Schwäbische Zeitung (Riedlingen)
Marokko bringt Migranten ins Landesinnere
Hunderte Menschen sollen deportiert worden sein – Regierung verteidigt Einsatz
RABAT (AFP/dpa) - Marokkanische Sicherheitskräfte haben in den vergangenen Tagen Hunderte Migranten nahe der Mittelmeerküste aufgegriffen und in den Süden des Landes gebracht. Offenbar sollten sie dadurch von der Überfahrt über das Mittelmeer nach Europa abgehalten werden. Ein Behördenvertreter in der Hafenstadt Tanger sprach von einem „Einsatz im Rahmen des Kampfes gegen illegale Migration“. 1600 bis 1800 Migranten seien in Orte gebracht worden, „in denen bessere Lebensbedingungen herrschen“.
Marokkanische Menschenrechtler sprachen hingegen von illegalen Deportationen. Migranten würden seit Dienstag in Bussen von Nador und Tanger in die Stadt Tiznit nahe Agadir gebracht, sagte Omar Naji von der Marokkanischen Menschenrechtsvereinigung (AMDH) in Nador. Auch am Samstag sei diese Praxis fortgesetzt worden. Laut AMDH sind zudem mehrere Zeltlager in den Wäldern nahe der spanischen Exklave Melilla zerstört worden.
Die Migranten würden in ihren Camps im Norden Marokkos aufgegriffen und dann über Hunderte Kilometer nach Süden verfrachtet, sagte Naji. Dies geschehe ohne Rechtsgrundlage.

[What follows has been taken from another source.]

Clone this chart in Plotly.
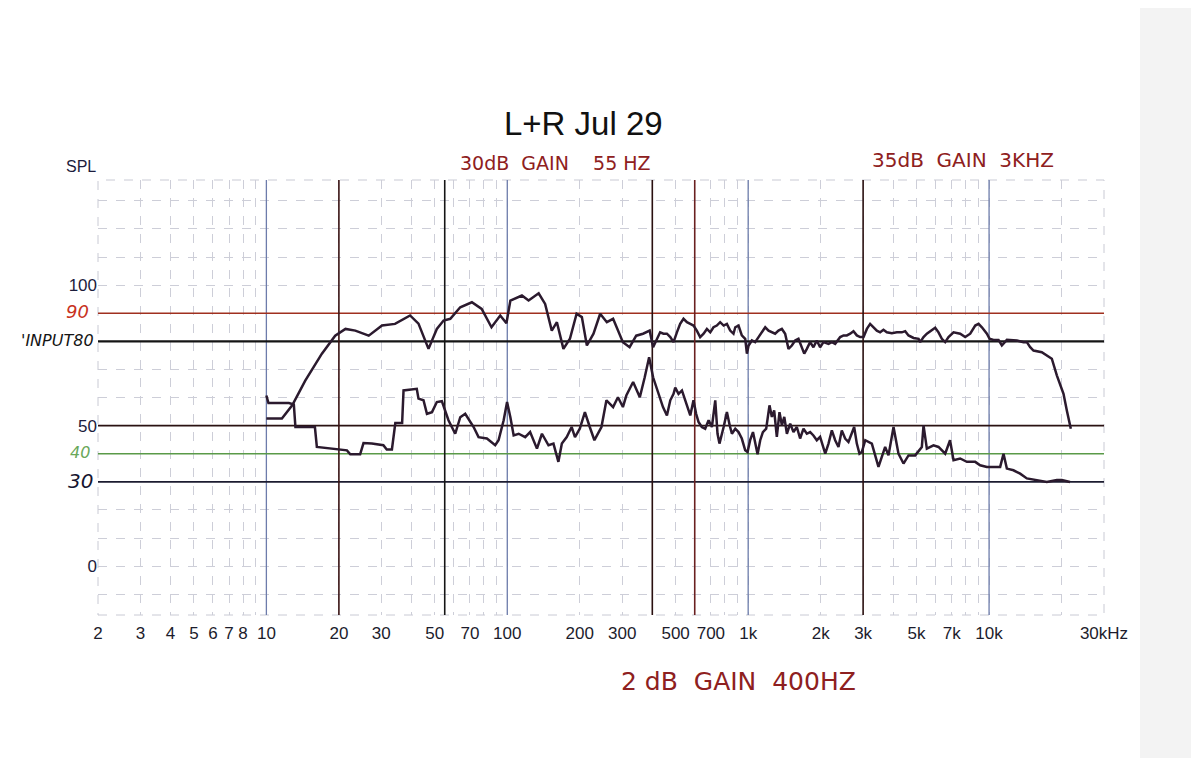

Naji machte neben den marokkanischen Behörden auch Spanien und die EU für das Vorgehen verantwortlich.
Immer mehr Migranten vor allem aus afrikanischen Ländern machen sich von Marokko aus auf den Weg über das Mittelmeer nach Europa. Sie versuchen nach Spanien zu gelangen, seit Italien sich weigert, Flüchtlinge aufzunehmen. In diesem Jahr sind nach UN-Angaben schon mehr als 28 000 Menschen von Marokko aus nach Spanien gelangt. Damit liegen die Ankünfte schon im August auf Niveau des gesamten Vorjahres. Spanien will in Verhandlungen mit Marokko erreichen, dass das Land die Flüchtlinge an der Ausreise hindert. Bundeskanzlerin Angela Merkel (CDU) sagte Spaniens Regierungschef Pedro Sánchez Unterstützung bei den Verhandlungen mit dem nordafrikanischen Land zu. Die EU-Kommission und Spanien streben eine engere Partnerschaft mit Marokko an.